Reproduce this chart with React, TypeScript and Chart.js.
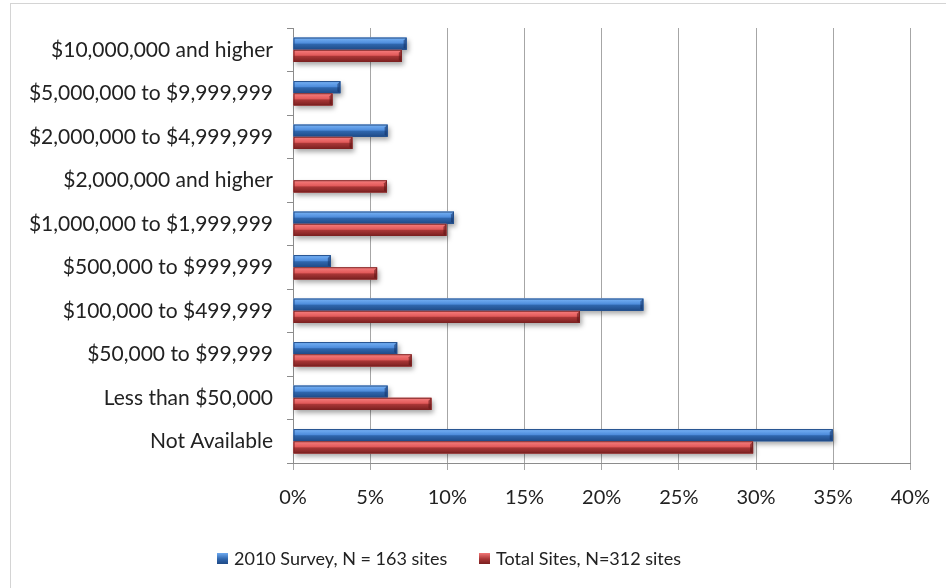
____________________
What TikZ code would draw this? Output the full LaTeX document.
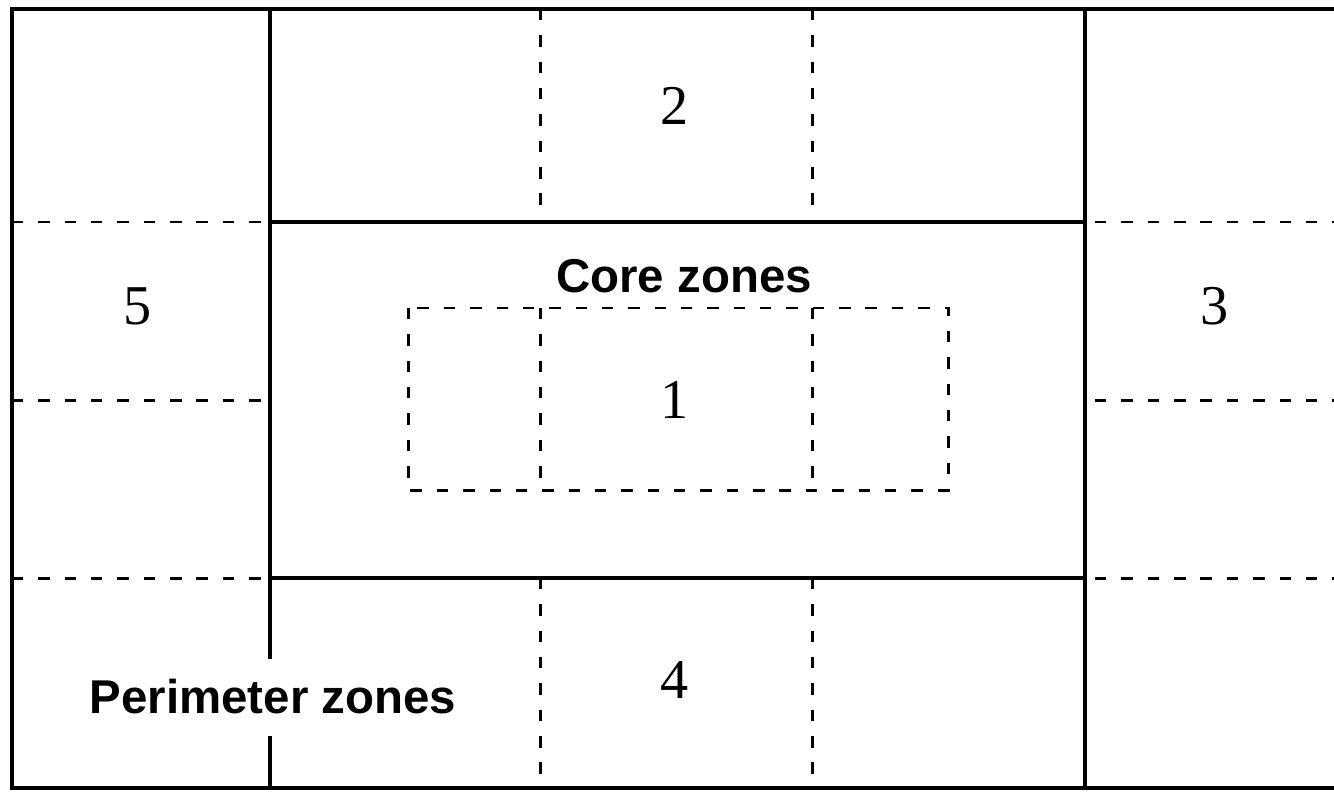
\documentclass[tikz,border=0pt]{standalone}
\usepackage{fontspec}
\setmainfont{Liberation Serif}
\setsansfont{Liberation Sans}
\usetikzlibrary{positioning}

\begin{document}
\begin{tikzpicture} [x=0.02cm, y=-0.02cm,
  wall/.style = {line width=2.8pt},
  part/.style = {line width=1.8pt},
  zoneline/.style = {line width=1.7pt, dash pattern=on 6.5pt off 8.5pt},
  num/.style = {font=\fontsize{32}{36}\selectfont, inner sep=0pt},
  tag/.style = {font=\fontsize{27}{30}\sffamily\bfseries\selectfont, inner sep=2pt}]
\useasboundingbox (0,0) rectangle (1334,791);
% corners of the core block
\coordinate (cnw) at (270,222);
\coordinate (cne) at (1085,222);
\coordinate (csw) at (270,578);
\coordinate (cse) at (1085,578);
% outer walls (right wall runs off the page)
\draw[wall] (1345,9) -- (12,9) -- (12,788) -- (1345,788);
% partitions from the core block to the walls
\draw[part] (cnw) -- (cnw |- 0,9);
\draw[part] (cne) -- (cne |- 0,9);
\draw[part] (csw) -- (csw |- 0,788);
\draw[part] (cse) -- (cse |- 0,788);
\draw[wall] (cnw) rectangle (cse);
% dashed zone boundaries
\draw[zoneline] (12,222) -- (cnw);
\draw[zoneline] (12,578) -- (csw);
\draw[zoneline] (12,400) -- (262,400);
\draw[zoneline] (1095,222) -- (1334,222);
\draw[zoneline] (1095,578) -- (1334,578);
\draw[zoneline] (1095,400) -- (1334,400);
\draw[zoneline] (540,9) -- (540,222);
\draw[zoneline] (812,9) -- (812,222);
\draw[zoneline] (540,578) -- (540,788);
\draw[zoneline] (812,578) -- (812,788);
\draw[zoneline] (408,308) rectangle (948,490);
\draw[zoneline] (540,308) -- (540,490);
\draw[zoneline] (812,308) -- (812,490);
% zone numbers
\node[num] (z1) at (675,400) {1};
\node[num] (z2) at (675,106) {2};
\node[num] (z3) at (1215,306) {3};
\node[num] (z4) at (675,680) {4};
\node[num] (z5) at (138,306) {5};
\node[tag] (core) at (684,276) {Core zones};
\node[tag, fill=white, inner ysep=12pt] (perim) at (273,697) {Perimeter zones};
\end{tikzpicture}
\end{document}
____________________
* _Stated goal_
Copy out every line that includes the word "this".

* _Solved exercise_
Reproduce this chart with React, TypeScript and Chart.js.
What TikZ code would draw this? Output the full LaTeX document.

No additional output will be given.